_Challenge_: Wherever a line in the data below holds "this", copy that line.

_Input_:
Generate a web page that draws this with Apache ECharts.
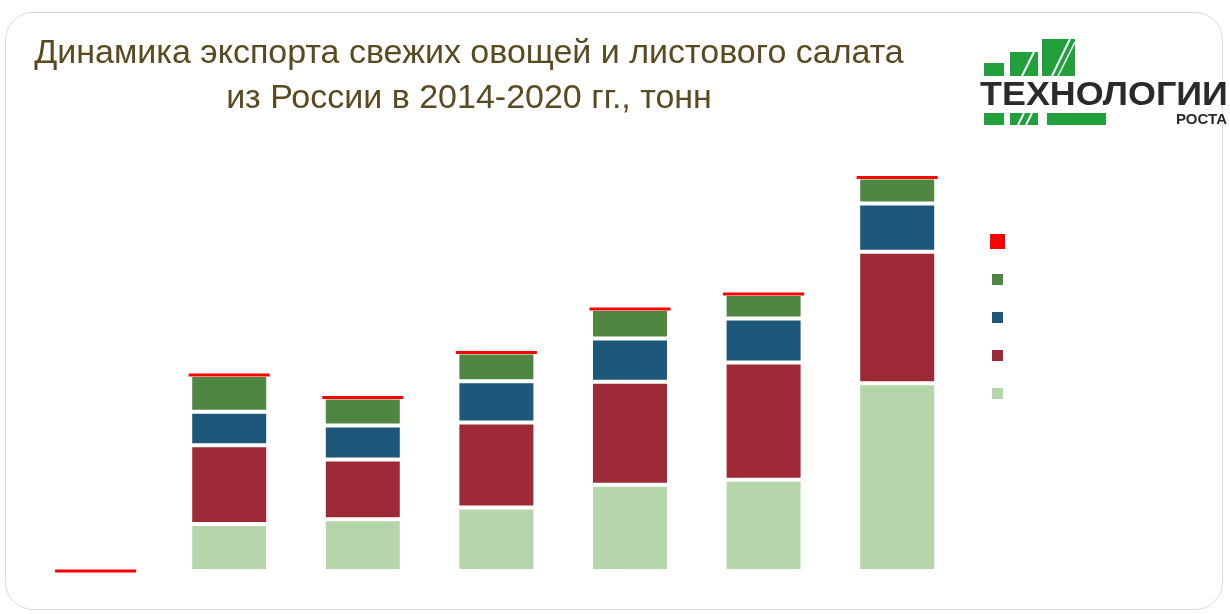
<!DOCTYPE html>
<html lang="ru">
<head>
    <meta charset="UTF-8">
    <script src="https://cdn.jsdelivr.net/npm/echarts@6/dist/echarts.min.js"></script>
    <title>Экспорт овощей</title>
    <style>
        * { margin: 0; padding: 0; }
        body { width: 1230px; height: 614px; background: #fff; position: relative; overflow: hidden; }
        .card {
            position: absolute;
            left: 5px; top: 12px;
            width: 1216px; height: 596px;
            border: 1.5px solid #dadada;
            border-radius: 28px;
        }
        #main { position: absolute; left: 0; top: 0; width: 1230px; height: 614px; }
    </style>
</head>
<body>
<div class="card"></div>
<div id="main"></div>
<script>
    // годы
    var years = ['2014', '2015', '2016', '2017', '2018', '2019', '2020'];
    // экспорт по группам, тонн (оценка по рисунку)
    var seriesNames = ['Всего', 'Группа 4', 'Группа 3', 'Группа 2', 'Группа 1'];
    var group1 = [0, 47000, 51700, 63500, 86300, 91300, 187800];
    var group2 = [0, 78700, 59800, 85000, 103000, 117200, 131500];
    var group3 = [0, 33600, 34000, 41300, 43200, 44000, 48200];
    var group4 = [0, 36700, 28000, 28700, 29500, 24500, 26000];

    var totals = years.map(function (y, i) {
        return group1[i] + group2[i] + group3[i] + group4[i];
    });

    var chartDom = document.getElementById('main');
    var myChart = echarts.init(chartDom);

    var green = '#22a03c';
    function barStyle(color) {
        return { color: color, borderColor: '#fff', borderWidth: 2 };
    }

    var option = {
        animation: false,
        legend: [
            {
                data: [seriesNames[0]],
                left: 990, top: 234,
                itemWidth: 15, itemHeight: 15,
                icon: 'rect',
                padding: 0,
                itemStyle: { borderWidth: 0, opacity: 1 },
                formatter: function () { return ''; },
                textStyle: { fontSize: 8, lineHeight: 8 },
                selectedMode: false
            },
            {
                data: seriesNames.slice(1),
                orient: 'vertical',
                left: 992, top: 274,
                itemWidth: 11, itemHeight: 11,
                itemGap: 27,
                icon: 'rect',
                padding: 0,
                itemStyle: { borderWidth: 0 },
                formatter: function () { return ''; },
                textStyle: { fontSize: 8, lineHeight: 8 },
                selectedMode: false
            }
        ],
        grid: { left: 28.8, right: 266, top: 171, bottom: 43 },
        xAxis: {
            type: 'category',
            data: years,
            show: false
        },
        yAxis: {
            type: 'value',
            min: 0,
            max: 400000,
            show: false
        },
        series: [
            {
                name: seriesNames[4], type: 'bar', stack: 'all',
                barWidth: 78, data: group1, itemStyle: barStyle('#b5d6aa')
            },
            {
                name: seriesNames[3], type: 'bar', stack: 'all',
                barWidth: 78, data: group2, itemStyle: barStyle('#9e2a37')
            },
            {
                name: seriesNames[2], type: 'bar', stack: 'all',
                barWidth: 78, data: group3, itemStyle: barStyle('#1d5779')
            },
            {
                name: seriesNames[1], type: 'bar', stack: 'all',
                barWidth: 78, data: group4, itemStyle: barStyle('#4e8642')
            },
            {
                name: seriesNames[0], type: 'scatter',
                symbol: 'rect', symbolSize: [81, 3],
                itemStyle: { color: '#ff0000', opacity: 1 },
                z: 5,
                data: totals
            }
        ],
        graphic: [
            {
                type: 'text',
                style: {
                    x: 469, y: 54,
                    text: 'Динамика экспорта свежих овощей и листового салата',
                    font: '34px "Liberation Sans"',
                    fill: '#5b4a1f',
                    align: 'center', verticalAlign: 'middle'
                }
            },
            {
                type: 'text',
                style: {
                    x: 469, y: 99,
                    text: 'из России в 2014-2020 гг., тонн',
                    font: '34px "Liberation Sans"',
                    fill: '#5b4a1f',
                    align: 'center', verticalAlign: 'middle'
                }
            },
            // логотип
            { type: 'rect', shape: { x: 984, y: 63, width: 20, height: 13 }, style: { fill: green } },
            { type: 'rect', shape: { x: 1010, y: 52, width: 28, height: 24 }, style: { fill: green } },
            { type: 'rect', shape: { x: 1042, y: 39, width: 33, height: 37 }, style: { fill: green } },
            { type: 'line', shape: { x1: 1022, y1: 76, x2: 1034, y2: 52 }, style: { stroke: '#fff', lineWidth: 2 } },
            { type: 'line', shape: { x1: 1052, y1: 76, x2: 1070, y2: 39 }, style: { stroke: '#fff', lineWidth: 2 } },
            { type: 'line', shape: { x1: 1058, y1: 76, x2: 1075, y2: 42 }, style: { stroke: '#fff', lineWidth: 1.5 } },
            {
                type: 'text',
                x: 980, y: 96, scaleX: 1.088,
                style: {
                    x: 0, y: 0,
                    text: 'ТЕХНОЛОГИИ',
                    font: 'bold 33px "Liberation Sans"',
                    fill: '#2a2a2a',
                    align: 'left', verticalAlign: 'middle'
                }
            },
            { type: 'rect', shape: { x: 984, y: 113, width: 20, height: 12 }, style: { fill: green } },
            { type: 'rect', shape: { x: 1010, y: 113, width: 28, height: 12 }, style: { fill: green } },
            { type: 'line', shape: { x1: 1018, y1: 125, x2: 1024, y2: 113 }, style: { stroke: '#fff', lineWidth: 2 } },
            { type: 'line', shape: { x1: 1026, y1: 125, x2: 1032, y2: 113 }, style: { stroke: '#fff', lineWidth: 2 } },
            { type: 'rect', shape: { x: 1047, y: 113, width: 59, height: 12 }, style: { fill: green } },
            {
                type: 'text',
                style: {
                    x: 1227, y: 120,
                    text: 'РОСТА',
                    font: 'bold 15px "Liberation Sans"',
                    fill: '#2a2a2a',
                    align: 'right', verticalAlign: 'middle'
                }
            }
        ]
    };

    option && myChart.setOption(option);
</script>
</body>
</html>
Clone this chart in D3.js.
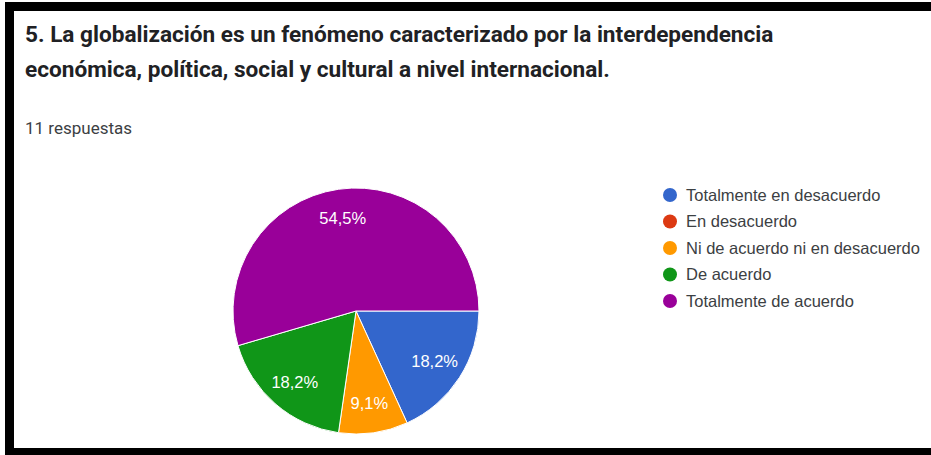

_Response below_:
Generate a web page that draws this with Apache ECharts.
Clone this chart in D3.js.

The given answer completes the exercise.